3 survival stories to read if you loved The Skeleton Tree

Image | The Skeleton Tree by Iain Lawrence

Caption: Iain Lawrence's The Skeleton Tree tells the story of two improbable friends and their quest to survive the Alaskan wilderness. (TD Canadian Children's Literature Award)

Iain Lawrence's YA novel The Skeleton Tree focuses on the prickly relationship between a pair of boys stranded in the Alaskan wilderness after a deadly shipwreck. A finalist for the 2017 TD Canadian Children's Literature Award, the book is a fresh take on some themes that have long been taken up in literature.
Here are three more Canadian young adult survival stories to read if you loved The Skeleton Tree.

1. Susanna Moodie: Roughing It in the Bush

Image | 3toRead - Roughing It in the Bush by Susanna Moodie

Caption: Susanna Moodie is the author of Roughing It in the Bush. (National Archives of Canada/Second Story Press)

The graphic novel Susanna Moodie: Roughing It in the Bush is the result of a long collaboration between the late Carol Shields, filmmaker Patrick Crowe and illustrator Selena Goulding. Crowe met Shields in 1994, when he was interviewing her for a documentary about Susanna Moodie. Together, the pair adapted Moodie's own 1852 memoir Roughing It in the Bush, an account of the British settler's experiences living in the woods of Upper Canada.
Their intention was originally to create a film script based on Moodie's memoir but after Shields' death in 2003, Crowe and Goulding transformed the story into a graphic novel instead.

2. The Marrow Thieves by Cherie Dimaline

Image | HIWI - Cherie Dimaline

Caption: Cherie Dimaline is the author of The Marrow Thieves. (Cherie Dimaline/Dancing Cat Books)

This harrowing tale of survival takes place in a world all but destroyed by climate change. Cherie Dimaline's award-winning novel The Marrow Thieves focuses on a group of Indigenous people on the run in the woods. With an epidemic of dreamlessness sweeping land they are being hunted for their bone marrow, which is believed to restore dreams.
The Marrow Thieves is a futuristic look at what survival might entail in the wake of environmental destruction and resurging colonialism.

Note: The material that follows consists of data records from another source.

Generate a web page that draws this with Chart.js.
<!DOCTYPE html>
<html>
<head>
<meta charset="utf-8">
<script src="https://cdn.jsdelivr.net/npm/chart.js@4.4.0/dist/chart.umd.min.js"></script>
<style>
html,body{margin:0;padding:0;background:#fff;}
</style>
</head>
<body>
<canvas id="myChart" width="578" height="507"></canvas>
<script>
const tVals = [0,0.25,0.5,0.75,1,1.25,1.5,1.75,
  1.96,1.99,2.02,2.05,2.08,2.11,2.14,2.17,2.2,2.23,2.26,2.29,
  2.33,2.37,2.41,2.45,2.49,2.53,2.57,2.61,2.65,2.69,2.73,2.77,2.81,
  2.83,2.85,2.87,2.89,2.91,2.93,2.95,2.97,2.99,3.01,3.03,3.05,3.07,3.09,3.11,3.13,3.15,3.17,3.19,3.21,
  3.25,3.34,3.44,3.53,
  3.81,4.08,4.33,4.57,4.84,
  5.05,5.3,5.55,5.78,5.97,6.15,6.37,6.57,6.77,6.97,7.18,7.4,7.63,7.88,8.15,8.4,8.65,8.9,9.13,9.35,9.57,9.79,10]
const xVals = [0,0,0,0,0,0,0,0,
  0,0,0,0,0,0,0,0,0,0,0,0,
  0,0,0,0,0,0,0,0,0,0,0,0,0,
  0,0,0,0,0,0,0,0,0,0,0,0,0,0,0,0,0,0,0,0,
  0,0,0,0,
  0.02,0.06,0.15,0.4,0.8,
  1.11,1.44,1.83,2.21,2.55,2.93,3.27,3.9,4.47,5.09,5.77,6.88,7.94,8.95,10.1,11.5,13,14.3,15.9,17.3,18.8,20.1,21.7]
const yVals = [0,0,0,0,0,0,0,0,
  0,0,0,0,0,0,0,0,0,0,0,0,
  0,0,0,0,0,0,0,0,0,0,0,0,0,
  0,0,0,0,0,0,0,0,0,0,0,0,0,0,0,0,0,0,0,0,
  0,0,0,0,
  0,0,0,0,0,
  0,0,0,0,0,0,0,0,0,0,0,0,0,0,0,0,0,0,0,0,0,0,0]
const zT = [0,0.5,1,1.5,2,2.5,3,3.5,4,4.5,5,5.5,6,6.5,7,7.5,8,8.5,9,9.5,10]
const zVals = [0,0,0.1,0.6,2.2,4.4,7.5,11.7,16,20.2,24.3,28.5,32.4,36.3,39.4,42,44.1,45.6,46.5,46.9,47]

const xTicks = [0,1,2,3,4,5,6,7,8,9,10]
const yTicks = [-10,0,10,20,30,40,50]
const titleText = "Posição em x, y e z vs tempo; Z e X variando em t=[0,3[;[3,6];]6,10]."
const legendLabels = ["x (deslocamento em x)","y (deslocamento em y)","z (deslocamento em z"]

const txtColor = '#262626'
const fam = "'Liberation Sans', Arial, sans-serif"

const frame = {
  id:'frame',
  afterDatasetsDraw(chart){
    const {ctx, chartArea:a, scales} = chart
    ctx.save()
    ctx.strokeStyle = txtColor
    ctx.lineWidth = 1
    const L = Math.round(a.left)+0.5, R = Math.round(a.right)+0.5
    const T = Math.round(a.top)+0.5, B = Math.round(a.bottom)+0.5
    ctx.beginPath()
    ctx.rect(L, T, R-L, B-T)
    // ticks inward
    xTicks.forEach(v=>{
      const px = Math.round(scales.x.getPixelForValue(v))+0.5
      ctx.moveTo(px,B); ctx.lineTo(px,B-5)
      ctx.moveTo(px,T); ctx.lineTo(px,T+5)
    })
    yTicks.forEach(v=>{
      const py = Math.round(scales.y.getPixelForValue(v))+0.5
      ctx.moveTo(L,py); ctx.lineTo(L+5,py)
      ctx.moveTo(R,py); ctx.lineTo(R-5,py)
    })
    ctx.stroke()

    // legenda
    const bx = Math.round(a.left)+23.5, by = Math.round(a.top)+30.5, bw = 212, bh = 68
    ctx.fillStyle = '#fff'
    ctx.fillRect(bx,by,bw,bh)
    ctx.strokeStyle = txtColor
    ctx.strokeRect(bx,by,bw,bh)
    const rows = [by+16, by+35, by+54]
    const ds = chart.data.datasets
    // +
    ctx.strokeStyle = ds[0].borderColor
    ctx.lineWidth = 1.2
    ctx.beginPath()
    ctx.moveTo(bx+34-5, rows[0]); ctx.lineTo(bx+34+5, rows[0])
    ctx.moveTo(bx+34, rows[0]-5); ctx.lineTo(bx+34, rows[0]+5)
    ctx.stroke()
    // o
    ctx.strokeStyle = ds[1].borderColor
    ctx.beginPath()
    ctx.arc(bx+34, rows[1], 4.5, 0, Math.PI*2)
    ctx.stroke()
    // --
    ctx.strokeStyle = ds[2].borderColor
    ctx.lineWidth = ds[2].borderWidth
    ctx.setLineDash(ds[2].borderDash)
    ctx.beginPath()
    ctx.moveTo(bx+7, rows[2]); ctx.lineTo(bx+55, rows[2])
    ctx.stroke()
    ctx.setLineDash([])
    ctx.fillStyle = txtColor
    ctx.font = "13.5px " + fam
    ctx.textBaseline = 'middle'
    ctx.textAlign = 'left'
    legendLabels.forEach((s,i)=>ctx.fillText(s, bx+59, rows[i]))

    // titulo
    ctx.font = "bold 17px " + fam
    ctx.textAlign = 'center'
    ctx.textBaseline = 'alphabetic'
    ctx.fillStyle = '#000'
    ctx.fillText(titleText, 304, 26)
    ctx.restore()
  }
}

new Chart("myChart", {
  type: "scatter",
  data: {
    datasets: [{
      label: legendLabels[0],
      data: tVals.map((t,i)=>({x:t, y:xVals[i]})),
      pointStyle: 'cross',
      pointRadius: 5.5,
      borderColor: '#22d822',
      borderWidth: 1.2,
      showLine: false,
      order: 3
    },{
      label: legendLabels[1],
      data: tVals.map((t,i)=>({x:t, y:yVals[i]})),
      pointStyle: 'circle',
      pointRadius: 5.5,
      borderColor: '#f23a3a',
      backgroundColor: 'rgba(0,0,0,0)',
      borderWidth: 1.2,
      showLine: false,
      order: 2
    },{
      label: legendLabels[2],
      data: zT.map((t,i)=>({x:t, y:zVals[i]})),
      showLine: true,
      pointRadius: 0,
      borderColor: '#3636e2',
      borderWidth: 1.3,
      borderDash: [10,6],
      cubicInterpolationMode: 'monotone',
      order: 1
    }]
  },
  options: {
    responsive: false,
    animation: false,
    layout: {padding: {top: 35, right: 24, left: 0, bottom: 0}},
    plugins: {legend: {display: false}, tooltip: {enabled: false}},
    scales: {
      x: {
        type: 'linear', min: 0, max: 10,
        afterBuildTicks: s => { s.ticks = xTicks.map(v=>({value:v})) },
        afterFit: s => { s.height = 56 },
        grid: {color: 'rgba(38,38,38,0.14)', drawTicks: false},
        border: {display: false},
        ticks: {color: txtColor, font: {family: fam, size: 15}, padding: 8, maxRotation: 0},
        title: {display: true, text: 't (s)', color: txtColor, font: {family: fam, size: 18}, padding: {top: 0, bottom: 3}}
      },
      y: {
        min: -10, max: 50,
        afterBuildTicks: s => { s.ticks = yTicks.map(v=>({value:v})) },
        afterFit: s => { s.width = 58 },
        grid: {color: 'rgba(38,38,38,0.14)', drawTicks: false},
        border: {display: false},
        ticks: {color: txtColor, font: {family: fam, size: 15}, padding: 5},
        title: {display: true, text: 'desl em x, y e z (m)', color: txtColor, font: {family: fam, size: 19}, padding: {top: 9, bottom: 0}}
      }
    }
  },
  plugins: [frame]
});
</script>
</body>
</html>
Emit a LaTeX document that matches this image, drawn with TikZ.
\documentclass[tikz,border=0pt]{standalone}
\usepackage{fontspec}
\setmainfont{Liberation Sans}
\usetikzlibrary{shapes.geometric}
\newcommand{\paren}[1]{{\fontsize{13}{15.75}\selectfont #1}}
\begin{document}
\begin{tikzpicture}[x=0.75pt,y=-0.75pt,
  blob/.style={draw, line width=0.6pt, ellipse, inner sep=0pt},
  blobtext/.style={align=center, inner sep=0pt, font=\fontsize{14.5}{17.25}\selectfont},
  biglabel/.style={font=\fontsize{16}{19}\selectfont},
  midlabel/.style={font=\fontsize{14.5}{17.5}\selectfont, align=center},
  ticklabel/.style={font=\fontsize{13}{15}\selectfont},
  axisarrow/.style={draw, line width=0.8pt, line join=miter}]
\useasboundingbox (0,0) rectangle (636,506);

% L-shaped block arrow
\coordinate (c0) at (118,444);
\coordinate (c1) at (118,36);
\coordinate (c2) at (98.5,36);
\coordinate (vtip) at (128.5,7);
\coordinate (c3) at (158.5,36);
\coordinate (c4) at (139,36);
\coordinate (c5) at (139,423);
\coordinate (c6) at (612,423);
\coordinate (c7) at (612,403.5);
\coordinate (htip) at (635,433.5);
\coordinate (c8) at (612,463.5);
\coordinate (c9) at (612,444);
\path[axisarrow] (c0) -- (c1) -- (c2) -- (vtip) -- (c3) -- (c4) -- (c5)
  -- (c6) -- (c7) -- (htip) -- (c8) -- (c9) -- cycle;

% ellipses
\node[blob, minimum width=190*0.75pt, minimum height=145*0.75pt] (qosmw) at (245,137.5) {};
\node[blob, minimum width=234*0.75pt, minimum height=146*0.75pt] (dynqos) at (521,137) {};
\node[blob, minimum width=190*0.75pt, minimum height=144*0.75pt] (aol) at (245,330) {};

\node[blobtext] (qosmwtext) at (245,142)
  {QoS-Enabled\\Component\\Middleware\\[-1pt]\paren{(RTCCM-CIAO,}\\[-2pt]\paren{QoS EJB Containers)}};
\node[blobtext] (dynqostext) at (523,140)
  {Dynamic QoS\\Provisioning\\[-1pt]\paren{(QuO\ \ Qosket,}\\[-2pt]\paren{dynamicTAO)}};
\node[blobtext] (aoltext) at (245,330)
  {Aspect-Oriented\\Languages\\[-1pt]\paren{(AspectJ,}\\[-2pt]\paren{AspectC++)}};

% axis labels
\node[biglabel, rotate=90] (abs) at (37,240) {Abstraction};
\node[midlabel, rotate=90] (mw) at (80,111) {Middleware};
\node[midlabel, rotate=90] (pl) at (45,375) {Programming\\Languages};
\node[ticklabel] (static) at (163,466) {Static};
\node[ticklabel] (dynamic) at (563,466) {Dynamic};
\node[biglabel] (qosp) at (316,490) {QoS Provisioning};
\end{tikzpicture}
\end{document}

3. The Island trilogy by Gordon Korman

Image | Gordon Korman Island trilogy.

Caption: Gordon Korman's Island trilogy is comprised of Shipwreck (2000), Survival (2001) and Escape (2001). (gordonkorman.com)

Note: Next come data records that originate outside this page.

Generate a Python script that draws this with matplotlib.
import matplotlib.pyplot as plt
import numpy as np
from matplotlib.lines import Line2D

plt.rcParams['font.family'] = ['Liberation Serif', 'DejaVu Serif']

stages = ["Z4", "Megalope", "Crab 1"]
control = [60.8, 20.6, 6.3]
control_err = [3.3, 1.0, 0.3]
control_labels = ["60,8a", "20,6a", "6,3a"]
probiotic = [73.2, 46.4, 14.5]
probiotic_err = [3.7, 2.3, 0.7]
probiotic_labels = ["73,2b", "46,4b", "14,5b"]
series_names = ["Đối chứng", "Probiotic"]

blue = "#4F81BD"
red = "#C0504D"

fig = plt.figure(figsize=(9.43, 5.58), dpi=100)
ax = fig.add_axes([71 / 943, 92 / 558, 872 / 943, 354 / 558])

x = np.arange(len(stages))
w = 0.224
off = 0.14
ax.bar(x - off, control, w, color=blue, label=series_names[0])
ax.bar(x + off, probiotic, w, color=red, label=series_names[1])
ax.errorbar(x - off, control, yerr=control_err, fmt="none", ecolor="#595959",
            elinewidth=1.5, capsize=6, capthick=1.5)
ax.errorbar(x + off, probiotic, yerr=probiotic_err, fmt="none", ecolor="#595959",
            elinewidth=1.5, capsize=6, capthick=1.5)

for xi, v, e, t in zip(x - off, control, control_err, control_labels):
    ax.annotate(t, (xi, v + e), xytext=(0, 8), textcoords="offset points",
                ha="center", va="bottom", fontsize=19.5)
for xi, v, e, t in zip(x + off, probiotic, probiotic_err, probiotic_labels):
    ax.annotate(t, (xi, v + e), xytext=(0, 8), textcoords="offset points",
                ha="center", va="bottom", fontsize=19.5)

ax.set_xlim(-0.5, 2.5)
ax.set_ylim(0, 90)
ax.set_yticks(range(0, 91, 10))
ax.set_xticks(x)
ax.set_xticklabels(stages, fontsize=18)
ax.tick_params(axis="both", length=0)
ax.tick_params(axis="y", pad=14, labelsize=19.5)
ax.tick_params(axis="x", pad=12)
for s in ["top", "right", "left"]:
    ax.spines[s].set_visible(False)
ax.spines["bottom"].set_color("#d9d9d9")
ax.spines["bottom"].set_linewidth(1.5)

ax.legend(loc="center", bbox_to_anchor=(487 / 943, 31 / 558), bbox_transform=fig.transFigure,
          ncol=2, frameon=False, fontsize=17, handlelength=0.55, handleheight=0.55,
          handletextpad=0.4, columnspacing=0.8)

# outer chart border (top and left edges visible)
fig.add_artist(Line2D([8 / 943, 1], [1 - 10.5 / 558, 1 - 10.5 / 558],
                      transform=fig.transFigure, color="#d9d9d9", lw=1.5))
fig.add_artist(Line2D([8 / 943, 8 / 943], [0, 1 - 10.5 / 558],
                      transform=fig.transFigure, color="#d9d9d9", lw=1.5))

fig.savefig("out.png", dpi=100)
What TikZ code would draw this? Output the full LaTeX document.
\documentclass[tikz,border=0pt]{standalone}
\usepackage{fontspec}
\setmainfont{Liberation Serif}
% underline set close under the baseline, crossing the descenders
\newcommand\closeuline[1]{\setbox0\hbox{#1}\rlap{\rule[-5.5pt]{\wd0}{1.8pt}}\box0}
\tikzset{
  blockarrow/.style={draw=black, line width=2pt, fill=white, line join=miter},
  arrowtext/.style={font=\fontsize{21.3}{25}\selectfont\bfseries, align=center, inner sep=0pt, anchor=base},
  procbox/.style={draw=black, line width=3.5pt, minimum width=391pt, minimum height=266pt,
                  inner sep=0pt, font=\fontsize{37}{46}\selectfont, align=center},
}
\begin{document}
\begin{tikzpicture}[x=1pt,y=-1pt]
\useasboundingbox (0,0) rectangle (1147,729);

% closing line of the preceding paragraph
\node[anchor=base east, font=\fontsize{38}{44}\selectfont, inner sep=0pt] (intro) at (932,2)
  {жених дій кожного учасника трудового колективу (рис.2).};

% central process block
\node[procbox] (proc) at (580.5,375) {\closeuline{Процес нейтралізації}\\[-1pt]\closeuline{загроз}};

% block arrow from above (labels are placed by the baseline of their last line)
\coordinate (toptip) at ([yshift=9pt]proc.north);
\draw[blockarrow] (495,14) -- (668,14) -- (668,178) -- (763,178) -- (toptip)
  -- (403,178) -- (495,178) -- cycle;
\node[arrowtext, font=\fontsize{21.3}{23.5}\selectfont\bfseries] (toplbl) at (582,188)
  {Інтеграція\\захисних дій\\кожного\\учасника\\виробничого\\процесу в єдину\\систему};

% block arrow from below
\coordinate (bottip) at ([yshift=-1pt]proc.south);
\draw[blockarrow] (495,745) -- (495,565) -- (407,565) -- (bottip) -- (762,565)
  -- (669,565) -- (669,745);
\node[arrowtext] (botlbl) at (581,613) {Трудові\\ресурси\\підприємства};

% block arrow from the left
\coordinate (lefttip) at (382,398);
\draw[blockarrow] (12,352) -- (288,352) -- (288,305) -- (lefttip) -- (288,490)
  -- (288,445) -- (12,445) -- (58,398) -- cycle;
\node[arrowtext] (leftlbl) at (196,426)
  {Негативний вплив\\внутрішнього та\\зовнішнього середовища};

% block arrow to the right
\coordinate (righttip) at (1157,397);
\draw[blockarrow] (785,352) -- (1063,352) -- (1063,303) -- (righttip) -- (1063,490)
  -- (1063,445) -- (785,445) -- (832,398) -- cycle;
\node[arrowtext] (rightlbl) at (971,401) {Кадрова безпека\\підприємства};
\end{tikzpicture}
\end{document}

A prolific author of kids' lit, Gordon Korman got his start with This Can't Be Happening at Macdonald Hall when he was just 12 years old. He has since written more than 80 books for young readers. His Island trilogy — Shipwreck, Survival and Escape — tells the story of six kids who never wanted to board a boat in the first place, and find themselves on a quest for survival with no adults in sight.
In this story of deserted islands, unexpected enemies and dangers none of them could have anticipated, Luke, Charla, Will, Lyssa, J.J. and Ian must find a way to survive and to get back home.